Sometimes it’s unintentional by the marketer, and hopefully that’s the case most of the time. But when it’s done unintentionally, marketers quickly change their tactic.

I’ll give you an example of when I crossed the line myself:

I often run marketing campaigns on my blog- The Authentic Storytelling Project– and often times I use display ads for those campaigns.

One of my ads said:

Should you swear in blog posts?

Then below that were two check boxes – one for ‘yes’ and one for ‘no’.

Of course, the ad was really just a static image and when you clicked ‘yes’ or ‘no’, you ended up going to the blog post that answered that question. Really, you could click anywhere on the ad and get the same journey.

The ad performed really well and I was excited by how many people were caring about the topic. And then Google turned off the campaign because it was misleading. What they explained was that if you have check boxes in your ad, they actually need to work and can’t just be a static element on a static image.

It appeared to me that somebody had reported the ad after they clicked on it and it didn’t do what they expected it to do.

My intent certainly wasn’t to be misleading, but at least one person thought the ad was tricking them into doing something they didn’t expect to be doing.

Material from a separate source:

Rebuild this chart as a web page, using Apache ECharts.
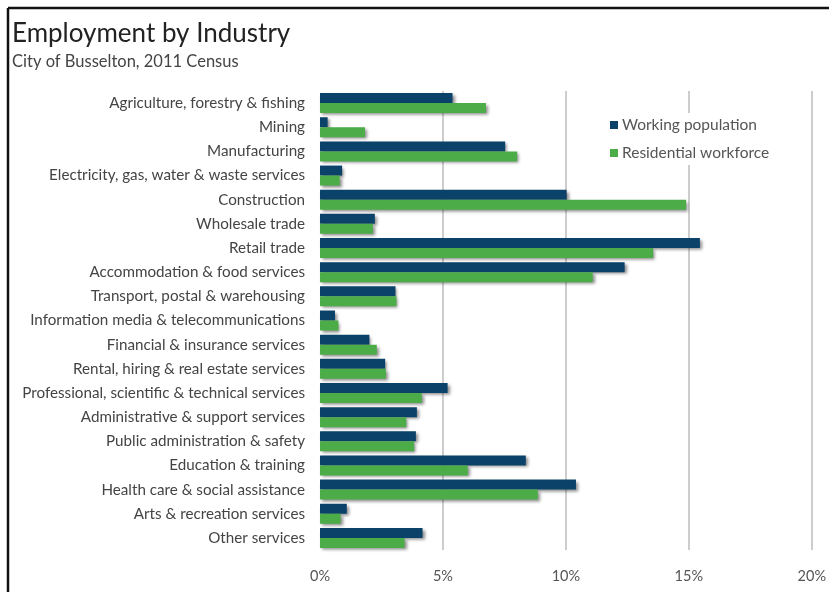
<!DOCTYPE html>
<html><head><meta charset="utf-8">
<script src="https://cdn.jsdelivr.net/npm/echarts@6/dist/echarts.min.js"></script>
<style>html,body{margin:0;padding:0;background:#fff}#c{width:829px;height:592px}</style>
</head><body><div id="c"></div>
<script>
const categories = [
  "Agriculture, forestry & fishing","Mining","Manufacturing",
  "Electricity, gas, water & waste services","Construction","Wholesale trade",
  "Retail trade","Accommodation & food services","Transport, postal & warehousing",
  "Information media & telecommunications","Financial & insurance services",
  "Rental, hiring & real estate services","Professional, scientific & technical services",
  "Administrative & support services","Public administration & safety",
  "Education & training","Health care & social assistance",
  "Arts & recreation services","Other services"
];
const workingPopulation = [5.39,0.31,7.53,0.90,10.03,2.23,15.45,12.39,3.07,0.61,2.01,2.65,5.19,3.94,3.90,8.37,10.41,1.09,4.17];
const residentialWorkforce = [6.75,1.83,8.02,0.80,14.89,2.15,13.55,11.09,3.11,0.75,2.31,2.68,4.14,3.51,3.83,6.01,8.86,0.84,3.44];
const xTicks = [0,5,10,15,20];

const font = "Lato, 'Open Sans', sans-serif";
const chart = echarts.init(document.getElementById('c'), null, {renderer:'canvas'});
const shadow = {shadowColor:'rgba(0,0,0,0.45)', shadowBlur:3, shadowOffsetX:2, shadowOffsetY:2};
chart.setOption({
  animation:false,
  backgroundColor:'#fff',
  title:[
    {text:'Employment by Industry', left:7, top:21, padding:[0,5],
      textStyle:{fontFamily:font, fontSize:26, fontWeight:'normal', color:'#222'}},
    {text:'City of Busselton, 2011 Census', left:7, top:53, padding:[0,5],
      textStyle:{fontFamily:font, fontSize:16.5, fontWeight:'normal', color:'#444'}}
  ],
  legend:{
    orient:'vertical', left:604, top:113, itemGap:12,
    itemWidth:8, itemHeight:8, icon:'rect',
    backgroundColor:'#fff', padding:[4,6,4,6],
    textStyle:{fontFamily:font, fontSize:15.5, color:'#555', padding:[0,0,0,-1]},
    data:['Working population','Residential workforce']
  },
  grid:{left:320, right:17, top:91, bottom:42, containLabel:false},
  xAxis:{
    type:'value', min:0, max:20, interval:5,
    axisLine:{show:false}, axisTick:{show:false},
    splitLine:{show:true, showMinLine:false, lineStyle:{color:'#bdbdbd', width:1.5}},
    axisLabel:{fontFamily:font, fontSize:14.5, color:'#555', margin:19,
      formatter:v => xTicks.includes(v) ? v + '%' : ''}
  },
  yAxis:{
    type:'category', inverse:true, data:categories,
    axisLine:{show:false}, axisTick:{show:false},
    axisLabel:{fontFamily:font, fontSize:15.2, color:'#444', margin:15}
  },
  series:[
    {name:'Working population', type:'bar', data:workingPopulation, barWidth:10, barGap:'0%',
      itemStyle:Object.assign({color:'#0b4269'}, shadow)},
    {name:'Residential workforce', type:'bar', data:residentialWorkforce, barWidth:10, barGap:'0%',
      itemStyle:Object.assign({color:'#4cad48'}, shadow)}
  ],
  graphic:[
    {type:'line', shape:{x1:8, y1:8, x2:829, y2:8}, style:{stroke:'#111', lineWidth:2.5}, z:100},
    {type:'line', shape:{x1:8, y1:8, x2:8, y2:592}, style:{stroke:'#111', lineWidth:2.5}, z:100}
  ]
});
</script></body></html>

Certainly, I worked with the designer to create the ad and then even get some advice on how to place it, and thought about the budget and more. But it didn’t cross my mind that it would be seen as trickery.

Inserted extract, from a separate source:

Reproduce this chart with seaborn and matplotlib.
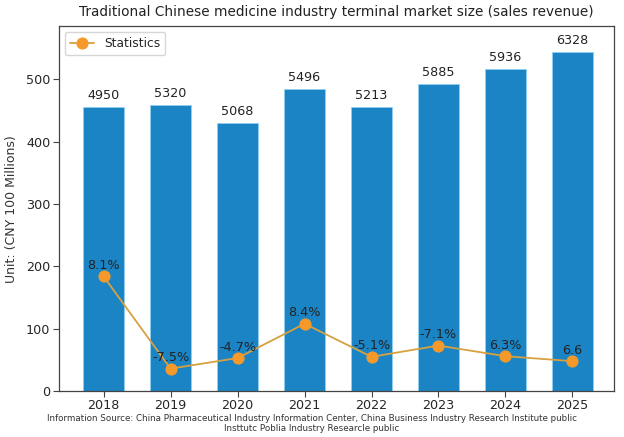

However, now I know and won’t run similar ads again. The other thing that’s important once somebody reports that they felt tricked is to promptly understand, learn, and adjust.

In fact, I wonder if when we have highly performing campaigns and are surprised by how well they perform, should we actually go back and review the customer journey to make sure our intent and message is clear and not tricky? Success can also be a sign of failure, I guess. Ultimately, prospects who were tricked into buying, likely won’t continue buying.

I don’t mean to slow down any process and the only way for digital marketing to work is through public implementation. But, consider slowing down for just a moment and thinking about whether or not the content assets about to be published actually hit the intended message.

But of course, good digital marketers get really close to the line of trickery in their ongoing journey to reach relevant audiences. When we optimize with good and customer-focused intentions, that’s okay. Just be sure that if you cross the line by accident to adjust and learn!

This is also another reason to not run digital marketing in a vacuum. Have regular meetings with stakeholders, and talk through concepts and actual steps. Share ideas and strategies to help everyone think through if strategies might work without tricking people.

I actually talked about this concept in my webinar on editorial planning. Click here to watch it.

With that, keep optimizing campaigns but stay on the side of relevance and not annoying or trickery.